Even as what we today think of as Physics emerged from Natural Philosophy, it was an international subject, though of course by modern standards it was seriously lacking in diversity. While the academic physics community might have had a lead compared to large swaths of society in terms of international communication and engagement, it is clear that there still remains a long way to go before Physics can really be considered diverse.
In particular, I find the gender disparity in physics extremely troubling. Systemic and cultural issues abound and compound. The change has to be systemic and institutional, but individual male physicists have an important role to play in developing an environment that is welcoming to and supportive of under-represented groups. I look forward to landing at an institution with broad buy-in for trying to remedy this wild vestigial imbalance.
In the last few years, there has been extensive skepticism of the value of diversity in the physics classroom.See, for example, Jedidah C. Isler’s Op-Ed in response to skepticism of U.S. Supreme Court Justices, The ‘Benefits’ of Black Physics Students, New York Times 2015 Dec 17, A39. Science is a human activity, and has been politicized in the past—such as when teaching relativity at universities was prohibited in the Weimar Republic for being ``Jewish Physics’’—so actively embracing diversity is needed to ensure everybody learns and contributes as much as they can in a physics classroom or research setting. Wresting insights from Nature is hard enough—all willing hands are needed.

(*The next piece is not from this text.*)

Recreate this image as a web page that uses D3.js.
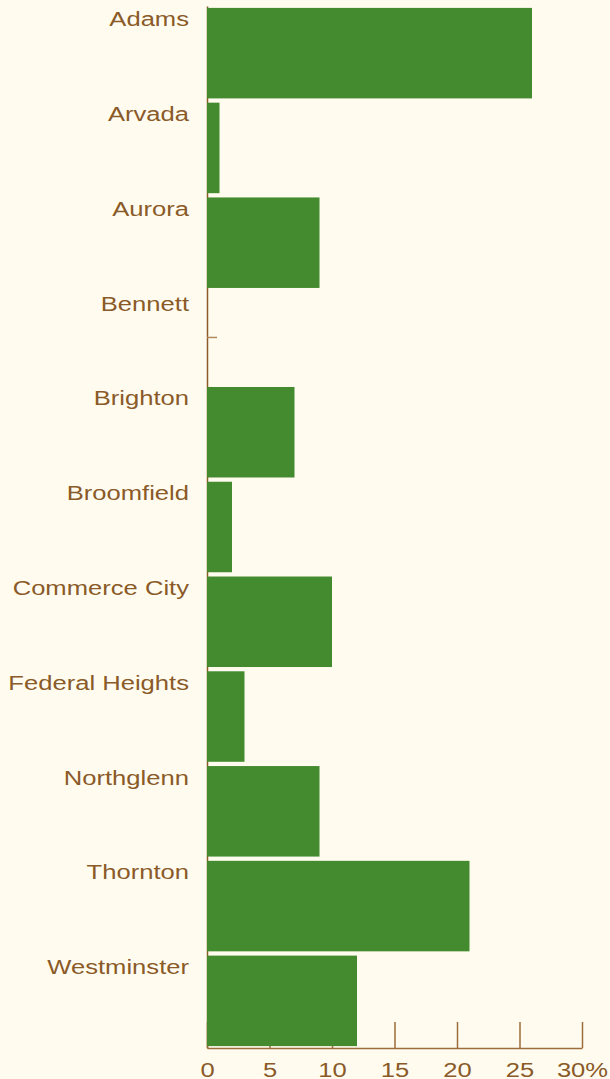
<!DOCTYPE html>
<html>
<head>
<meta charset="utf-8">
<script src="https://cdn.jsdelivr.net/npm/d3@7"></script>
<style>
  body { margin: 0; background: #FFFCEF; }
  svg { display: block; }
  text { font-family: "Liberation Sans", Arial, sans-serif; fill: #8A5A28; }
</style>
</head>
<body>
<div id="container"></div>
<script>
const cities = ['Adams', 'Arvada', 'Aurora', 'Bennett', 'Brighton', 'Broomfield',
    'Commerce City', 'Federal Heights', 'Northglenn', 'Thornton', 'Westminster']
const shares = [26, 1, 9, 0, 7, 2, 10, 3, 9, 21, 12]
const xTicks = [0, 5, 10, 15, 20, 25, 30]

const width = 610
const height = 1079
const margin = { top: 6, right: 28, bottom: 31, left: 207 }
const stretch = 1.28   // the text in the original is drawn wide

const svg = d3.select('#container').append('svg')
    .attr('width', width).attr('height', height)
    .style('background', '#FFFCEF')

const xScale = d3.scaleLinear()
    .domain([0, 30])
    .range([margin.left, width - margin.right])

const yScale = d3.scaleBand()
    .domain(cities)
    .range([margin.top, height - margin.bottom])
    .paddingInner(0.045)
    .paddingOuter(0.02)

// y axis: ticks point into the plot, bars cover them
const yAxis = d3.axisRight(yScale).tickSize(10).tickSizeOuter(0).tickFormat('')
const gy = svg.append('g')
    .attr('id', 'y-axis')
    .attr('transform', `translate(${margin.left}, 0)`)
    .call(yAxis)
gy.select('.domain').attr('stroke', '#8A5A28').attr('stroke-width', 1.5)
gy.selectAll('.tick line').attr('stroke', '#B08A5E').attr('stroke-width', 1.5)

// x axis with ticks going up
const xAxis = d3.axisBottom(xScale)
    .tickValues(xTicks)
    .tickSize(-26)
    .tickSizeOuter(0)
    .tickFormat(d => d === 30 ? d + '%' : d)
const gx = svg.append('g')
    .attr('id', 'x-axis')
    .attr('transform', `translate(0, ${height - margin.bottom})`)
    .call(xAxis)
gx.select('.domain').attr('stroke', '#9C6C3A').attr('stroke-width', 1.5)
gx.selectAll('.tick line').attr('stroke', '#9C6C3A').attr('stroke-width', 1.5)
gx.selectAll('.tick text')
    .attr('y', null)
    .attr('dy', null)
    .attr('transform', `translate(0, 28.5) scale(${stretch}, 1)`)
    .style('font-size', '20px')
    .style('font-family', '"Liberation Sans", Arial, sans-serif')
    .attr('fill', '#8A5A28')

svg.selectAll('rect.bar').data(cities).enter().append('rect')
    .attr('class', 'bar')
    .attr('x', xScale(0))
    .attr('y', d => yScale(d))
    .attr('width', (d, i) => xScale(shares[i]) - xScale(0))
    .attr('height', yScale.bandwidth())
    .attr('fill', '#448A2F')

svg.selectAll('text.label').data(cities).enter().append('text')
    .attr('class', 'label')
    .attr('transform', d => `translate(189, ${yScale(d) + 18.5}) scale(${stretch}, 1)`)
    .attr('text-anchor', 'end')
    .style('font-size', '20px')
    .text(d => d)
</script>
</body>
</html>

Moreover, students with different backgrounds can contribute unique points of view valuable to the communication of physics. For example, many romance languages distinguish between a permanent state of being (in Spanish: “ser”, which is conjugated “es”) and a transient state of being (“estar”, conjugated “está”) while English does not explicitly distinguish these two senses of “to be”. Working with a Spanish-speaking student, I learned this distinction is useful for differentiating the semantics of the equals sign in equations for acceleration often seen in classical mechanics
In “Acceleration is the rate of change of velocity” and “Mass times acceleration is the sum of the forces” ‘is’ operates in different senses. Acceleration is definitionally the derivative of velocity with respect to time: “ es ”. While the second equality is again always true, the forces one must account for vary from situation to situation and may themselves be transient, so the meaning is much closer to “ está ”. This is just one example where a different perspective can clarify a potentially confusing pedagogical point inside a physics classroom. I’m sure there are many other examples I have yet to encounter—but without a diverse community, who can say?
Certainly interacting with students from across the globe—both at Maryland and in Jülich—has given me direct exposure to people with different undergraduate preparations, with different sets of expertise, with whom you can assume different things. Working as a team mixes these competencies and makes discussion much more dynamic. Moreover, what helps one student may not another. My Math Methods students at UMD preferred a variety of different communication channels. Tailoring routes to learning and clarification to my students’ needs helped them do well and created a more accessible productive learning environment.
I am a scientist—I believe in reason, facts, argument, listening, and changing my mind when wrong. I believe in actively exposing myself to new and different experiences of the world will enrich my understanding. I believe in trying to understand another point of view, because it is crucial for learning something new. How else, then, but to live with conviction, and actively pursue such exposure? This is not something unique to physics—it is critical in every part of life.